NatWest’s “The House That Built Jack” hits a high watermark for inane, title-first marketing drivel, especially for an ad about the heady thrill of mortgage appraisals. It’s appropriate, then – given the hollow sentiments and forehead-crumpling narrative – that its title is also a bastardisation of a phrase meaning “shoddy workmanship”.
The Jack in question is a jocular, gittish child with a taste for EDM lab-wear, snail-stroking (no euphemism), and – with his flamboyant feather headdress and tepee – flagrant misappropriation of Native American culture. He lives, seemingly alone, in a faceless commuter-belt pile with a huge kitchen. Jack’s mum and dad, you see, used to live a life of bleak celibacy with his grandparents, in a house trussed up as an all-beige Magic Eye. Sick with lust, they convinced a bank teller to sign off an unmanageable loan, with which they purchase a building to bone in. And bone they did! Cue pregnant bliss, floral dresses and all those other signifiers of dignified domesticity.

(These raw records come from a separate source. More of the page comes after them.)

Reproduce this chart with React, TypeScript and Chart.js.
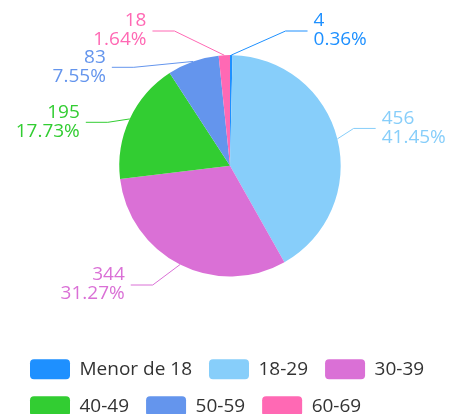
import { useEffect, useRef } from 'react';
import { Chart, registerables } from 'chart.js';

Chart.register(...registerables);

const categories = ['Menor de 18', '18-29', '30-39', '40-49', '50-59', '60-69'];
const counts = [4, 456, 344, 195, 83, 18];
const colors = ['#1E90FF', '#87CEFA', '#DA70D6', '#32CD32', '#6495ED', '#FF69B4'];

const FONT_FAMILY = '"Open Sans", "Noto Sans", sans-serif';
const LABEL_FONT_SIZE = 19;
// label layout constants
const LEN_Y = 43; // radial distance used for the natural label height
const ELLIPSE_A = 17; // extra horizontal radius of the elbow ellipse
const ELLIPSE_B = 39; // extra vertical radius of the elbow ellipse
const LEN2 = 22; // horizontal leader length
const GAP = 6; // leader end to text
const LABEL_SPACING = 55;
const LABEL_MIN_Y = 31;
const LABEL_MAX_Y = 285;

const pieLabels = {
  id: 'pieLabels',
  afterDatasetsDraw(chart: any) {
    const meta = chart.getDatasetMeta(0);
    const values = chart.data.datasets[0].data as number[];
    const total = values.reduce((a, b) => a + b, 0);
    const ctx = chart.ctx as CanvasRenderingContext2D;
    const items = meta.data.map((arc: any, i: number) => {
      const p = arc.getProps(['x', 'y', 'startAngle', 'endAngle', 'outerRadius'], true);
      const mid = (p.startAngle + p.endAngle) / 2;
      const ux = Math.cos(mid);
      const uy = Math.sin(mid);
      return {
        i,
        cx: p.x,
        cy: p.y,
        R: p.outerRadius,
        side: ux >= 0 ? 1 : -1,
        x0: p.x + p.outerRadius * ux,
        y0: p.y + p.outerRadius * uy,
        ly: p.y + (p.outerRadius + LEN_Y) * uy,
        ex: 0,
      };
    });
    [1, -1].forEach((side) => {
      const list = items.filter((it: any) => it.side === side).sort((a: any, b: any) => a.ly - b.ly);
      list.forEach((it: any, k: number) => {
        if (k > 0) it.ly = Math.max(it.ly, list[k - 1].ly + LABEL_SPACING);
      });
      list.forEach((it: any) => {
        it.ly = Math.min(Math.max(it.ly, LABEL_MIN_Y), LABEL_MAX_Y);
        const a = it.R + ELLIPSE_A;
        const b = it.R + ELLIPSE_B;
        const dy = it.ly - it.cy;
        const dx = a * Math.sqrt(Math.max(0, 1 - (dy * dy) / (b * b)));
        it.ex = it.cx + side * dx;
      });
    });
    ctx.save();
    items.forEach((it: any) => {
      const color = colors[it.i];
      const endX = it.ex + it.side * LEN2;
      ctx.strokeStyle = color;
      ctx.lineWidth = 1;
      ctx.beginPath();
      ctx.moveTo(it.x0, it.y0);
      ctx.lineTo(it.ex, it.ly);
      ctx.lineTo(endX, it.ly);
      ctx.stroke();
      ctx.fillStyle = color;
      ctx.font = `${LABEL_FONT_SIZE}px ${FONT_FAMILY}`;
      ctx.textAlign = it.side > 0 ? 'left' : 'right';
      ctx.textBaseline = 'middle';
      const tx = endX + it.side * GAP;
      const v = values[it.i];
      ctx.fillText(String(v), tx, it.ly - 10);
      ctx.fillText(((v / total) * 100).toFixed(2) + '%', tx, it.ly + 9);
    });
    ctx.restore();
  },
};

export default function App() {
  const canvasRef = useRef<HTMLCanvasElement | null>(null);

  useEffect(() => {
    if (!canvasRef.current) return;
    const chart = new Chart(canvasRef.current, {
      type: 'pie',
      data: {
        labels: categories,
        datasets: [
          {
            data: counts,
            backgroundColor: colors,
            borderWidth: 0,
            radius: 110.7,
          } as any,
        ],
      },
      options: {
        responsive: false,
        animation: false,
        layout: { padding: { top: 0, bottom: 0, left: 13, right: 9 } },
        plugins: {
          tooltip: { enabled: false },
          legend: {
            position: 'bottom',
            align: 'start',
            maxHeight: 82.4,
            title: {
              display: true,
              text: ' ',
              color: 'rgba(0,0,0,0)',
              padding: 0,
              font: { size: 10, lineHeight: 1.07 },
            },
            labels: {
              boxWidth: 40,
              boxHeight: 20,
              padding: 17,
              color: '#333',
              useBorderRadius: true,
              borderRadius: 4,
              font: { family: FONT_FAMILY, size: 19 },
              generateLabels: () =>
                categories.map((c, i) => ({
                  text: c,
                  fillStyle: colors[i],
                  strokeStyle: colors[i],
                  lineWidth: 0,
                  hidden: false,
                  index: i,
                  borderRadius: 4,
                  fontColor: '#333',
                })),
            },
          },
        },
      } as any,
      plugins: [pieLabels],
    });
    return () => chart.destroy();
  }, []);

  return (
    <div style={{ position: 'absolute', left: 0, top: 0, width: 456, height: 414, background: '#fff' }}>
      <canvas ref={canvasRef} width={456} height={414} style={{ display: 'block' }} />
    </div>
  );
}
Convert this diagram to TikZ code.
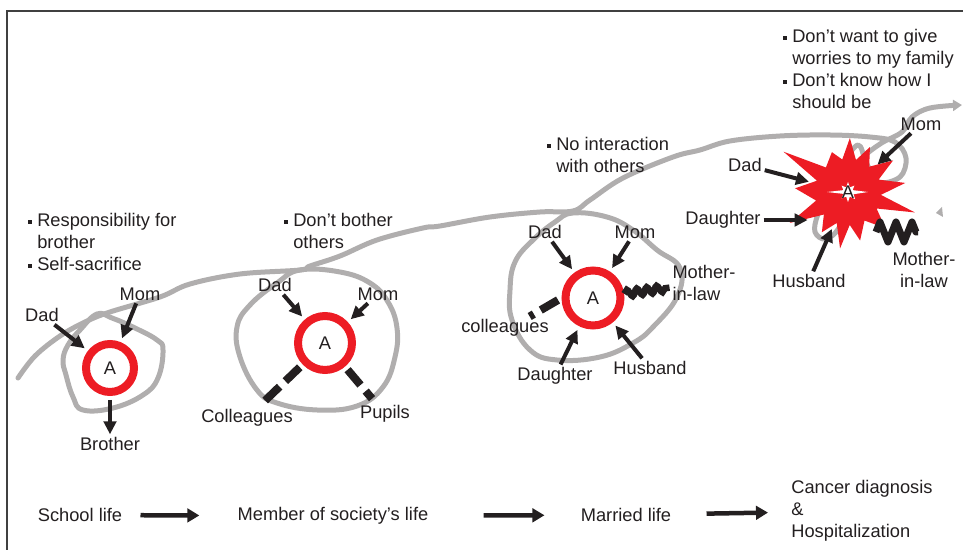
\documentclass[tikz,border=0pt]{standalone}
\usepackage{fontspec}
\setmainfont{Liberation Sans}
\usetikzlibrary{arrows.meta}
\usetikzlibrary{decorations.pathmorphing}
\definecolor{ringred}{RGB}{237,28,36}
\definecolor{pathgray}{RGB}{176,174,174}
\definecolor{ink}{RGB}{35,31,32}
\tikzstyle{life}=[draw=pathgray,line width=0.1cm,line cap=round,line join=round]
\tikzstyle{ring}=[circle,draw=ringred,line width=0.16cm,inner sep=0pt,text=ink]
\tikzstyle{who}=[inner sep=1.5pt,text=ink]
\tikzstyle{tie}=[-{Triangle[length=0.26cm,width=0.25cm]},line width=0.08cm,draw=ink]
\tikzstyle{broken}=[draw=ink,line width=0.16cm,dash pattern=on 0.4cm off 0.16cm,shorten <=0.08cm]
\tikzstyle{strain}=[draw=ink,line width=0.13cm,decorate,decoration={snake,amplitude=0.07cm,segment length=0.2cm}]
\tikzstyle{clash}=[draw=ink,line width=0.14cm,line join=round,decorate,decoration={zigzag,amplitude=0.2cm,segment length=0.32cm}]
\tikzstyle{note}=[anchor=north west,inner sep=0pt,text=ink]
\tikzstyle{stage}=[inner sep=0pt,text=ink]
\tikzstyle{next}=[-{Triangle[length=0.24cm,width=0.27cm]},line width=0.09cm,draw=ink]
\newcommand{\sq}{\rule[0.15em]{0.2em}{0.2em}}
\newcommand{\notes}[1]{\begin{tabular}{@{}l@{\hspace{3pt}}l@{}}#1\end{tabular}}

\begin{document}
\begin{tikzpicture}[x=0.02cm,y=-0.02cm,font=\fontsize{10.4}{12.5}\selectfont]
\useasboundingbox (0,0) rectangle (965,550);
\draw[black!75,line width=0.03cm] (7,550) -- (7,11) -- (963,11);

% life line
\draw[life,-{Triangle[length=0.18cm,width=0.22cm]}] plot[smooth,tension=0.6] coordinates {(18,378) (35,356) (60,336) (85,322) (110,312) (160,297) (190,284) (240,274) (300,270) (310,266) (340,256) (377,240) (423,228) (440,226) (490,217) (540,212) (573,211) (590,200) (623,178) (673,157) (700,150) (730,141) (780,136) (830,135) (870,137) (895,142) (906,158) (900,177) (878,182) (866,162) (858,145) (842,165) (830,190) (818,214) (815,232) (826,239) (840,226) (852,190) (862,160) (880,144) (902,132) (912,117) (930,108) (962,105)};
\fill[pathgray] (936,213) -- (942,207) -- (943,217) -- cycle;

% circles of relations
\draw[life] plot[smooth cycle,tension=0.7] coordinates {(80,330) (97,314) (112,318) (135,328) (157,340) (163,350) (158,378) (143,395) (113,408) (83,410) (73,397) (66,375) (63,360) (68,345)};
\draw[life] plot[smooth cycle,tension=0.7] coordinates {(300,270) (340,272) (370,283) (388,302) (397,328) (395,357) (383,387) (357,406) (317,410) (277,403) (257,390) (240,357) (237,327) (250,305) (277,283)};
\draw[life] plot[smooth cycle,tension=0.7] coordinates {(573,213) (607,217) (633,230) (657,250) (680,268) (677,297) (653,327) (633,343) (600,357) (557,360) (530,350) (512,320) (510,290) (515,262) (533,240) (555,222)};

% notes
\node[note] (n1) at (28,211) {\notes{\sq & Responsibility for\\ & brother\\ \sq & Self-sacrifice}};
\node[note] (n2) at (284,211) {\notes{\sq & Don’t bother\\ & others}};
\node[note] (n3) at (547,135) {\notes{\sq & No interaction\\ & with others}};
\node[note] (n4) at (783,27) {\notes{\sq & Don’t want to give\\ & worries to my family\\ \sq & Don’t know how I\\ & should be}};

% school life
\node[ring,minimum size=0.96cm] (a1) at (110,368) {A};
\node[who] (d1) at (42,315) {Dad};
\node[who] (m1) at (140,294) {Mom};
\node[who] (b1) at (110,444) {Brother};
\draw[tie,shorten >=0.08cm] (d1) -- (a1);
\draw[tie,shorten >=0.08cm] (m1) -- (a1);
\draw[tie,shorten <=0.08cm] (a1) -- (b1);

% member of society
\node[ring,minimum size=1.08cm] (a2) at (325,343) {A};
\node[who] (d2) at (275,285) {Dad};
\node[who] (m2) at (378,294) {Mom};
\node[who] (c2) at (247,418) {Colleagues};
\node[who] (p2) at (385,414) {Pupils};
\draw[tie,shorten >=0.08cm] (d2) -- (a2);
\draw[tie,shorten >=0.08cm] (m2) -- (a2);
\draw[broken,shorten >=0.16cm] (a2) -- (c2);
\draw[broken,shorten >=0.1cm] (a2) -- (p2);

% married
\node[ring,minimum size=1.1cm] (a3) at (593,298) {A};
\node[who] (d3) at (545,232) {Dad};
\node[who] (m3) at (635,232) {Mom};
\node[who] (c3) at (505,328) {colleagues};
\node[who] (dt3) at (555,376) {Daughter};
\node[who] (h3) at (650,368) {Husband};
\node[who,align=left] (ml3) at (704,283) {Mother-\\in-law};
\draw[tie,shorten >=0.08cm] (d3) -- (a3);
\draw[tie,shorten >=0.08cm] (m3) -- (a3);
\draw[tie,shorten >=0.08cm] (dt3) -- (a3);
\draw[tie,shorten >=0.08cm] (h3) -- (a3);
\draw[broken] (a3.west) -- (c3.25);
\draw[strain] (a3) -- (ml3);

% hospital
\begin{scope}[shift={(848,192)}]
  \fill[ringred] (17:70) \foreach \a/\r in {30/33,44/52,60/33,76/50,87/33,98/57,110/33,123/48,137/33,152/66,165/33,184/53,200/33,212/76,228/33,248/43,260/33,272/54,284/33,296/50,310/33,325/55,338/33,351/58,5/33} { -- (\a:\r) } -- cycle;
  \fill[white] (0:20) \foreach \a/\r in {22/6,45/10,68/5,90/10,112/5,135/9,158/5,180/21,202/5,225/9,248/5,270/10,292/5,315/9,338/5} { -- (\a:\r) } -- cycle;
\end{scope}
\node[circle,minimum size=1.6cm,inner sep=0pt,text=ink] (a4) at (848,192) {A};
\node[who] (d4) at (745,165) {Dad};
\node[who] (m4) at (921,124) {Mom};
\node[who] (dt4) at (723,220) {Daughter};
\node[who] (h4) at (809,281) {Husband};
\node[who,align=center] (ml4) at (924,270) {Mother-\\in-law};
\draw[tie] (d4) -- (a4);
\draw[tie] (m4) -- (a4);
\draw[tie] (dt4) -- (dt4 -| a4.west);
\draw[tie] (h4) -- (a4);
\coordinate (z1) at (876,232);
\coordinate (z2) at (918,232);
\draw[clash] (z1) -- (z2);

% stages
\node[stage] (s1) at (80,515) {School life};
\node[stage] (s2) at (333,516) {Member of society’s life};
\node[stage] (s3) at (626,515) {Married life};
\node[stage,anchor=west,align=left] (s4) at (791,511) {Cancer diagnosis\\\&\\Hospitalization};
\draw[next,shorten <=0.36cm,shorten >=0.76cm] (s1) -- (s2);
\draw[next,shorten <=1.1cm,shorten >=0.72cm] (s2) -- (s3);
\draw[next,shorten <=0.7cm,shorten >=0.46cm] (s3) -- (s4);
\end{tikzpicture}
\end{document}
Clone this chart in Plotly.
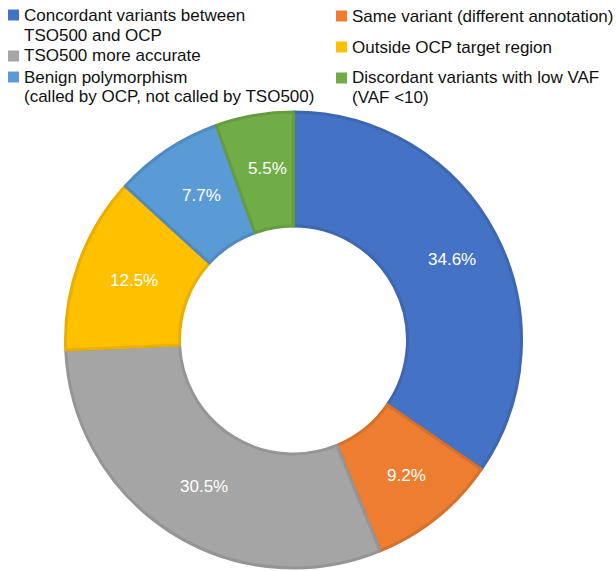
import math
import plotly.graph_objects as go

# ---- data ----
labels = [
    "Concordant variants between<br>TSO500 and OCP",
    "Same variant (different annotation)",
    "TSO500 more accurate",
    "Outside OCP target region",
    "Benign polymorphism<br>(called by OCP, not called by TSO500)",
    "Discordant variants with low VAF<br>(VAF <10)",
]
values = [34.6, 9.2, 30.5, 12.5, 7.7, 5.5]

# ---- styles ----
fill_colors = ["#4472C4", "#ED7D31", "#A5A5A5", "#FFC000", "#5B9BD5", "#70AD47"]
edge_colors = ["#3E67B1", "#D6712C", "#959595", "#E8AE00", "#5289C0", "#659C40"]

W, H = 616, 571
FONT = "Liberation Sans, Arial, Helvetica, sans-serif"

# pie geometry (pixels)
px0, px1 = 65, 522
py_top, py_bot = 112, 568
hole = 0.5

fig = go.Figure(go.Pie(
    labels=labels,
    values=values,
    hole=hole,
    sort=False,
    direction="clockwise",
    rotation=0,
    marker=dict(colors=fill_colors, line=dict(color=edge_colors, width=3)),
    textinfo="none",
    domain=dict(x=[px0 / W, px1 / W], y=[1 - py_bot / H, 1 - py_top / H]),
    showlegend=False,
    hoverinfo="label+percent",
))

# ---- percentage labels at the middle of the ring, along each slice bisector ----
cx = (px0 + px1) / 2
cy = (py_top + py_bot) / 2
R = min(px1 - px0, py_bot - py_top) / 2
r_lab = R * (1 + hole) / 2 + 3
total = sum(values)
annotations = []
cum = 0.0
for v in values:
    theta = 2 * math.pi * (cum + v / 2) / total
    cum += v
    lx = cx + r_lab * math.sin(theta) + 4
    ly = cy - r_lab * math.cos(theta)
    annotations.append(dict(
        xref="paper", yref="paper", x=lx / W, y=1 - ly / H,
        xanchor="center", yanchor="middle", showarrow=False,
        text=f"{v:.1f}%",
        font=dict(size=17, color="white", family=FONT),
    ))

# ---- legend drawn as shapes + text (two columns) ----
legend_col_x = [8, 336, 8, 336, 8, 336]
legend_row_y = [15, 16, 56, 47, 77, 78]
line_gap = 20
sq = 11

shapes = []
for lab, col, lxp, lyp in zip(labels, fill_colors, legend_col_x, legend_row_y):
    shapes.append(dict(
        type="rect", xref="paper", yref="paper",
        x0=lxp / W, x1=(lxp + sq) / W,
        y0=1 - (lyp + sq / 2) / H, y1=1 - (lyp - sq / 2) / H,
        fillcolor=col, line=dict(width=0),
    ))
    for i, line in enumerate(lab.split("<br>")):
        annotations.append(dict(
            xref="paper", yref="paper",
            x=(lxp + sq + 3) / W, y=1 - (lyp + i * line_gap) / H,
            xanchor="left", yanchor="middle",
            text=line, showarrow=False, align="left",
            font=dict(size=17, color="#111111", family=FONT),
        ))

fig.update_layout(
    width=W, height=H,
    margin=dict(l=0, r=0, t=0, b=0),
    paper_bgcolor="white",
    plot_bgcolor="white",
    shapes=shapes,
    annotations=annotations,
)

fig.write_html("out.html")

But look closer: there’s something macabre afoot. Precocious child rattling around an empty house? Check. Pictorial tokens of happier times? Got it. Zero actual engagement when mother floats into view? You bet. If M Night Shyamalan taught us anything about kids, it’s how to spot a dead one. “I like it here,” Jack insists, coldly shattering the fourth wall, as if suburban purgatory was all he ever wanted from life (or, perhaps, death?). Given the state of the housing market, it’s a smart allegory on NatWest’s part. The sick bastards.